A review of Mother!

**** 1/2 out of five stars

Currently in theaters

by Walter G. Tarrow

My wife has made our home the heart and soul and be all of our life and marriage for fifty years. She, like Sally Kellerman in “The April Fools,” is creating and recreating with project after project both big and small.

The house, our home, is never done, will never be done, can never be done. It changes with the seasons. It changes with each holiday. It changes with her mood. And it is beautiful, joyful, alive. She made it, makes it, for us, for we two, and our child. And I love her for it.

Above all, the home my wife has made is privately ours. She takes her pride intimately and personally not needing to share her home with others to complete, to validate, her creations. In fact, visitors can be a source of concern since they often don’t have the love, the respect, the passion she has for what she has made.

Jennifer Lawrence is “Mother.” Mother, too, has made a home for Javier Bardem, for him and her. She has resurrected their home from the burned skeleton of the home that had always been his. She spends her days, all days, lavishing her love, trowel in hand, spreading colorful plaster on the walls, changing the complexion of the interior, fleshing out each room. Every day she has repaired, reconstructed, built a loving sanctuary for her and him the writer.

The writer who is blocked, who is struggling to find the words to follow up his previous masterpiece. Mother continually tries to comfort him, to feed him, to inspire him, with his home restored to the idyllic place of his memories, with sumptuous meals and, above all, contemplative solitude. But, for him, all that, and her love, is no longer enough.

He, without her knowledge, without her consent, invites others into their home. One man, Ed Harris, at first, then a woman, Michelle Pfeiffer, his wife, then their sons, Brian and Domhnall Gleeson, come along. Slowly, but always with problems for Mother.

The man drinks heavily and smokes in her smoke-free home. The woman asks personal questions, has questionable hygiene and is offensive to Mother. All, painfully to her, make themselves disrespectfully at home, all with welcoming permission from her husband. Mother and her home begin to suffer, and that suffering, with brief redemption, reaches epic Biblical proportions.

This is a multilayered work. “Mother!” is a work of feminism. Roseanne Barr’s description “domestic goddess” comes to mind. It is also a simple story of a couple beginning a new life together, building a home, starting a family, getting to know the neighbors, falling in and out of love, and striving for success, fame and fortune. And it is a Judeo-Christian allegory full and fraught with religious symbolism, imagery and minutiae.

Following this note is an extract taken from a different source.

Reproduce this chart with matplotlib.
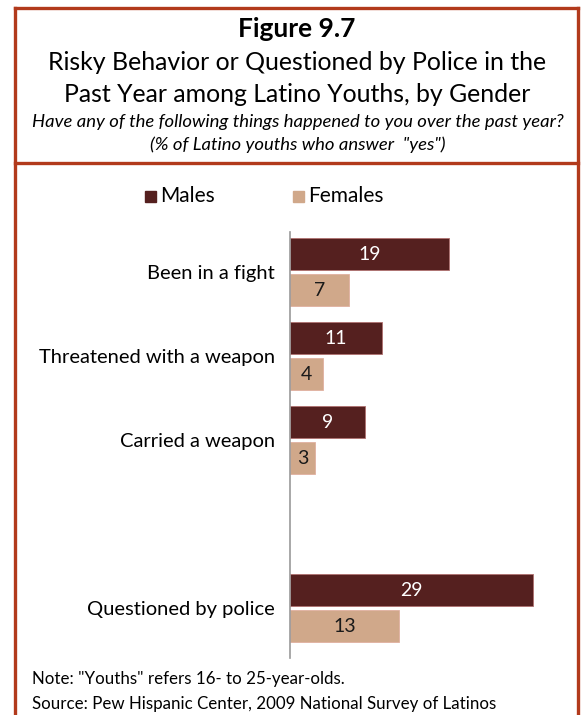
import matplotlib
matplotlib.use("Agg")
import matplotlib.pyplot as plt
from matplotlib.lines import Line2D
from matplotlib.patches import Rectangle

categories = ["Been in a fight", "Threatened with a weapon", "Carried a weapon", "Questioned by police"]
positions = [0, 1, 2, 4]
males = [19, 11, 9, 29]
females = [7, 4, 3, 13]

MALE_C = "#55201F"
FEMALE_C = "#D0A88A"
BORDER_C = "#B23A1C"
FONT = "Lato"

W, H = 581, 715
fig = plt.figure(figsize=(W / 100, H / 100), dpi=100)

def fx(px):
    return px / W

def fy(py):
    return 1 - py / H

# border lines
for (x0, y0, x1, y1) in [(15, 8, 15, 720), (578, 8, 578, 720), (15, 8, 578, 8), (15, 163, 578, 163)]:
    fig.add_artist(Line2D([fx(x0), fx(x1)], [fy(y0), fy(y1)], color=BORDER_C, lw=2.4,
                          transform=fig.transFigure, solid_capstyle="projecting"))

# titles
fig.text(fx(297), fy(29), "Figure 9.7", ha="center", va="center", fontsize=19, fontweight="bold", family=FONT)
fig.text(fx(297), fy(62), "Risky Behavior or Questioned by Police in the", ha="center", va="center", fontsize=17.9, family=FONT)
fig.text(fx(297), fy(94), "Past Year among Latino Youths, by Gender", ha="center", va="center", fontsize=17.9, family=FONT)
fig.text(fx(298), fy(122), "Have any of the following things happened to you over the past year?", ha="center", va="center",
         fontsize=13.3, style="italic", family=FONT)
fig.text(fx(298), fy(145), '(% of Latino youths who answer  "yes")', ha="center", va="center",
         fontsize=13.3, style="italic", family=FONT)

# legend
fig.add_artist(Rectangle((fx(145), fy(202)), fx(11), 11 / H, color=MALE_C, transform=fig.transFigure))
fig.text(fx(160), fy(196), "Males", ha="left", va="center", fontsize=15, family=FONT)
fig.add_artist(Rectangle((fx(293), fy(202)), fx(11), 11 / H, color=FEMALE_C, transform=fig.transFigure))
fig.text(fx(308), fy(196), "Females", ha="left", va="center", fontsize=15, family=FONT)

# axes
px_per_unit = (449 - 290) / 19
ax_left, ax_top, ax_bottom = 290, 232, 658
ax_w = 30 * px_per_unit
ax = fig.add_axes([fx(ax_left), fy(ax_bottom), fx(ax_w), (ax_bottom - ax_top) / H])
ax.set_xlim(0, 30)
unit = 84.0
top_units = (272.5 - ax_top) / unit
bot_units = (ax_bottom - 608) / unit
ax.set_ylim(4 + bot_units, -top_units)

bh = 32 / unit
off = 18 / unit
ym = [p - off for p in positions]
yf = [p + off for p in positions]
ax.barh(ym, males, height=bh, color=MALE_C, edgecolor="#B07070", linewidth=0.6)
ax.barh(yf, females, height=bh, color=FEMALE_C, edgecolor="#E0B0A0", linewidth=0.6)
for y, v in zip(ym, males):
    ax.text(v / 2, y, str(v), ha="center", va="center", color="white", fontsize=14, family=FONT)
for y, v in zip(yf, females):
    ax.text(v / 2, y, str(v), ha="center", va="center", color="#1a1a1a", fontsize=14, family=FONT)

ax.set_yticks(positions)
ax.set_yticklabels(categories, fontsize=14.5, family=FONT)
ax.tick_params(axis="y", length=0, pad=11)
ax.set_xticks([])
for s in ["top", "right", "bottom"]:
    ax.spines[s].set_visible(False)
ax.spines["left"].set_color("#999999")
ax.spines["left"].set_linewidth(1.2)

# notes
fig.text(fx(32), fy(679), 'Note: "Youths" refers 16- to 25-year-olds.', ha="left", va="center", fontsize=12.2, family=FONT)
fig.text(fx(32), fy(704), "Source: Pew Hispanic Center, 2009 National Survey of Latinos", ha="left", va="center",
         fontsize=12.2, family=FONT)

fig.savefig("out.png", dpi=100)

With oodles of chutzpah, Darren Aronofsky has written and directed his masterpiece. One can easily spend countless hours picking up and examining every meaningful word, phrase, sentence, object, look and feel in the context of each layer of story.

Jennifer Lawrence face fills the screen. Her seriousness and intensity are right there unflinchingly lose to us. I’m now more familiar with every detail of her motherly punim than I am with my own. Javier Bardem’s expressive face is more rubbery than ever.

With his camera always up close, very close, with Mother, Aronofsky gives us the story of God and Man told from the most needed objective third party view. At once very intimate and accessible, but profoundly universal, Mother! is a film that will stay with you forever. A cinematic mind worm.

2 Comments

October 3, 2017
Here's another view: http://reason.com/archives/2017/09/15/movie-review-mother
Walt Tarrow
October 7, 2017
Thanks, Duane Don't you love that people can have different viewpoints and opinions? To quote William Joel "You may be right. I may be crazy."